Auch war das Anstreben der Doktorarbeit eine bewußte und freiwillige Entscheidung und ist nicht mit der Schulpflicht zu vergleichen, die einem Klassenarbeiten aufzwingt. Er hat sich dafür entschieden, weil der Vorteil eines Doktortitels so groß ist. Ein Doktortitel verleiht zusätzliche Reputation und Ansehen und oftmals ist er Vorraussetzung für eine erfolgreiche berufliche Karriere. Der Wert eines solchen Titels ist schwer zu berechnen, doch wenn man bedenkt, dass er im Normalfall jahre Arbeit erfordert und am Ende hohe berufliche Positionen ermöglicht, liegt er eher bei 100000 Euro als bei 1000 Euro.

Fazit

Ich halte Karl Theodor zu Guttenberg nicht per se für einen schlechten Menschen. Dazu kenne ich ihn auch zu wenig und das ist tatsächlich auch ein Problem. Er hat nicht zuletzt durch einige Medien ein Bild von sich aufgebaut, das verdeckt, für was er wirklich steht. Dahinter steht für mich vage „etwas mit Konservativen Werten“. Wenn diese in die gleiche Richtung gehen, wie bei seiner Ehefrau, dann habe ich Angst vor diesen Werten. Und auch vor dem Missbrauch der vordergründig genannten Werte.

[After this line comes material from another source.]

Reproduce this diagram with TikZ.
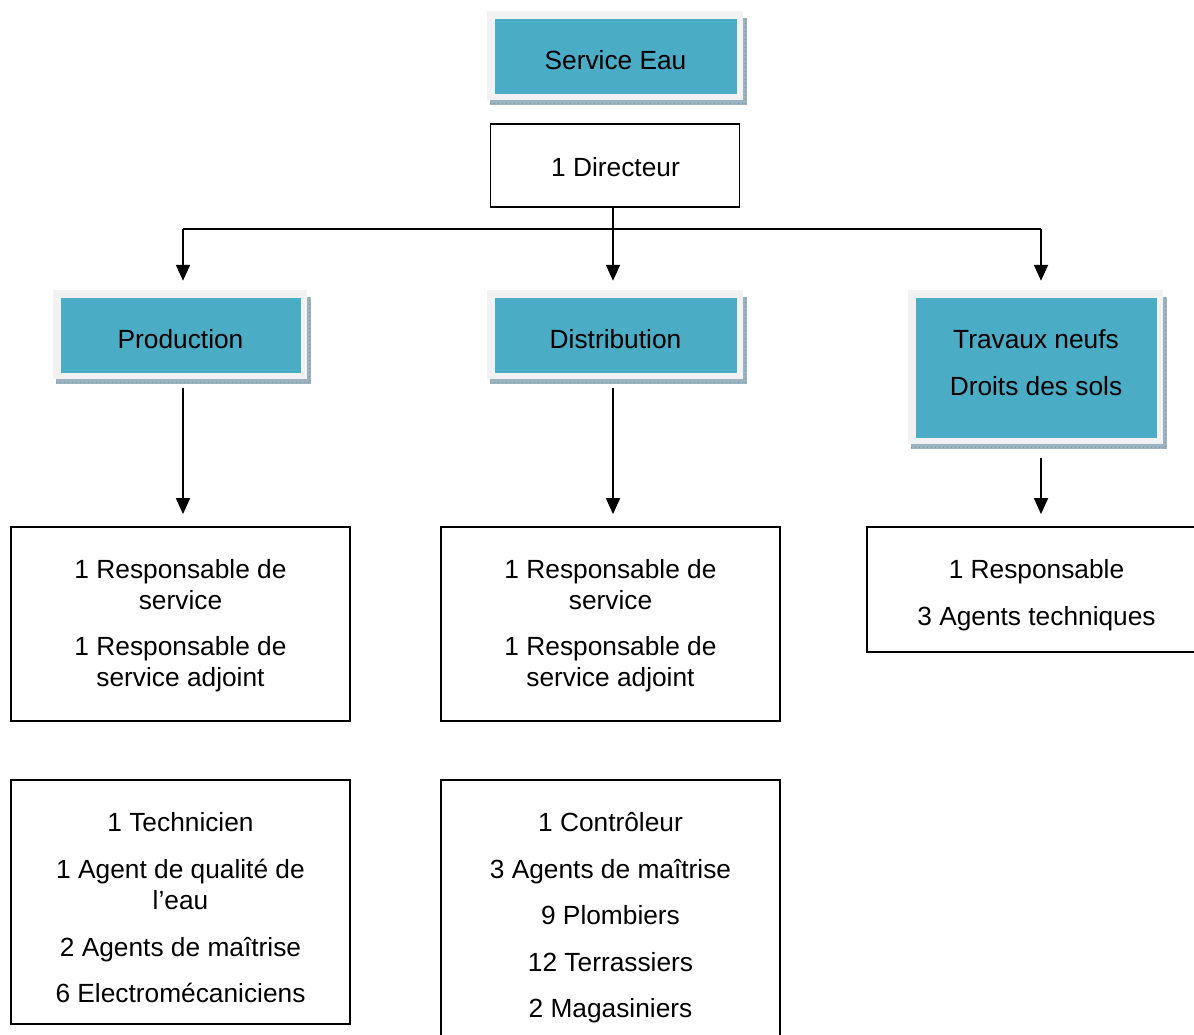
\documentclass[tikz,border=0pt]{standalone}
\usepackage{fontspec}
\setmainfont{Liberation Sans}
\usetikzlibrary{arrows.meta,backgrounds}
\definecolor{tealc}{HTML}{4BACC6}
\definecolor{framec}{HTML}{F2F2F2}
\definecolor{shadowc}{RGB}{155,178,192}
\definecolor{shadowd}{RGB}{120,148,165}
\tikzset{
  txt/.style={font=\fontsize{26.3}{31}\selectfont, align=center, inner sep=0pt},
  tealbox/.style={fill=tealc, inner sep=0pt},
  wbox/.style={draw=black, line width=1.8pt, fill=white, inner sep=0pt},
  conn/.style={line width=1.8pt, draw=black},
  arr/.style={conn, -{Triangle[width=14pt,length=16pt]}},
}
\newcommand{\tealdeco}[1]{%
  \fill[shadowc] ([shift={(-5pt,1pt)}]#1.north west) rectangle ([shift={(10pt,-11pt)}]#1.south east);
  \draw[shadowd, line width=0.6pt, dash pattern=on 1pt off 3pt] ([shift={(-5pt,-9.5pt)}]#1.south west) -- ([shift={(8.5pt,-9.5pt)}]#1.south east) -- ([shift={(8.5pt,1pt)}]#1.north east);
  \fill[framec] ([shift={(-8pt,8pt)}]#1.north west) rectangle ([shift={(6pt,-6pt)}]#1.south east);
}
\begin{document}
\begin{tikzpicture}[x=1pt,y=-1pt]
\useasboundingbox (0,0) rectangle (1194,1034);
\clip (0,0) rectangle (1194,1034);

% teal boxes
\node[tealbox, minimum width=242pt, minimum height=75pt] (se) at (616,56.5) {};
\node[tealbox, minimum width=240pt, minimum height=75pt] (prod) at (181,335.5) {};
\node[tealbox, minimum width=242pt, minimum height=75pt] (dist) at (616,335.5) {};
\node[tealbox, minimum width=241pt, minimum height=140pt] (trav) at (1036.5,368) {};
\begin{scope}[on background layer]
  \fill[white] (0,0) rectangle (1194,1034);
  \tealdeco{se}
  \tealdeco{prod}
  \tealdeco{dist}
  \tealdeco{trav}
\end{scope}
\node[txt] (se-t) at (615.5,60) {Service Eau};
\node[txt] (prod-t) at (180.5,339) {Production};
\node[txt] (dist-t) at (615.5,339) {Distribution};
\node[txt] (trav-t) at (1036,362.5) {Travaux neufs\\[16pt]Droits des sols};

% directeur
\node[wbox, minimum width=249pt, minimum height=83pt] (dir) at (615,165.5) {};
\node[txt] (dir-t) at (615.5,167) {1 Directeur};

% white boxes
\node[wbox, minimum width=339pt, minimum height=194pt] (b1) at (180.5,624) {};
\node[wbox, minimum width=339pt, minimum height=194pt] (b2) at (610.5,624) {};
\node[wbox, minimum width=343pt, minimum height=125pt] (b3) at (1038.5,589.5) {};
\node[wbox, minimum width=339pt, minimum height=244pt] (b4) at (180.5,902) {};
\node[wbox, minimum width=339pt, minimum height=270pt] (b5) at (610.5,915) {};

\node[txt] (t1) at (180.5,625.6) {1 Responsable de\\service\\[15pt]1 Responsable de\\service adjoint};
\node[txt] (t2) at (610.5,625.6) {1 Responsable de\\service\\[15pt]1 Responsable de\\service adjoint};
\node[txt] (t3) at (1036.5,595) {1 Responsable\\[16pt]3 Agents techniques};
\node[txt] (t4) at (180.5,907.2) {1 Technicien\\[16pt]1 Agent de qualité de\\l’eau\\[16pt]2 Agents de maîtrise\\[15pt]6 Electromécaniciens};
\node[txt] (t5) at (610.5,917.6) {1 Contrôleur\\[16pt]3 Agents de maîtrise\\[15pt]9 Plombiers\\[16pt]12 Terrassiers\\[15pt]2 Magasiniers};

% connectors
\coordinate (jm) at (613,229);
\coordinate (jp) at (183,229);
\coordinate (jt) at (1041,229);
\draw[conn] (dir.south -| jm) -- (jm);
\draw[conn] (jp) -- (jt);
\draw[arr, shorten >=17pt] (jp) -- (prod.north -| jp);
\draw[arr, shorten >=17pt] (jm) -- (dist.north -| jm);
\draw[arr, shorten >=17pt] (jt) -- (trav.north -| jt);

\coordinate (dp) at (183,388);
\coordinate (dd) at (613,388);
\coordinate (dt) at (1041,458);
\draw[arr, shorten >=12pt] (dp) -- (b1.north -| dp);
\draw[arr, shorten >=12pt] (dd) -- (b2.north -| dd);
\draw[arr, shorten >=12pt] (dt) -- (b3.north -| dt);
\end{tikzpicture}
\end{document}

Doch letztlich kann man zu Guttenberg nicht für das verurteilen, was er mutmaßlich getan hat oder tun wird. Aber man kann ihn im Auge behalten und danach beurteilen, was er tut und nicht hochloben für das was er zu sein scheint. Zu Guttenberg wird wiederkommen – sofern er selbst es will. Die peinlichen Äußerungen von Angela Merkel und Horst Seehofer haben gezeigt, das politisches Kalkül vor Moral und Glaubwürdigkeit kommt.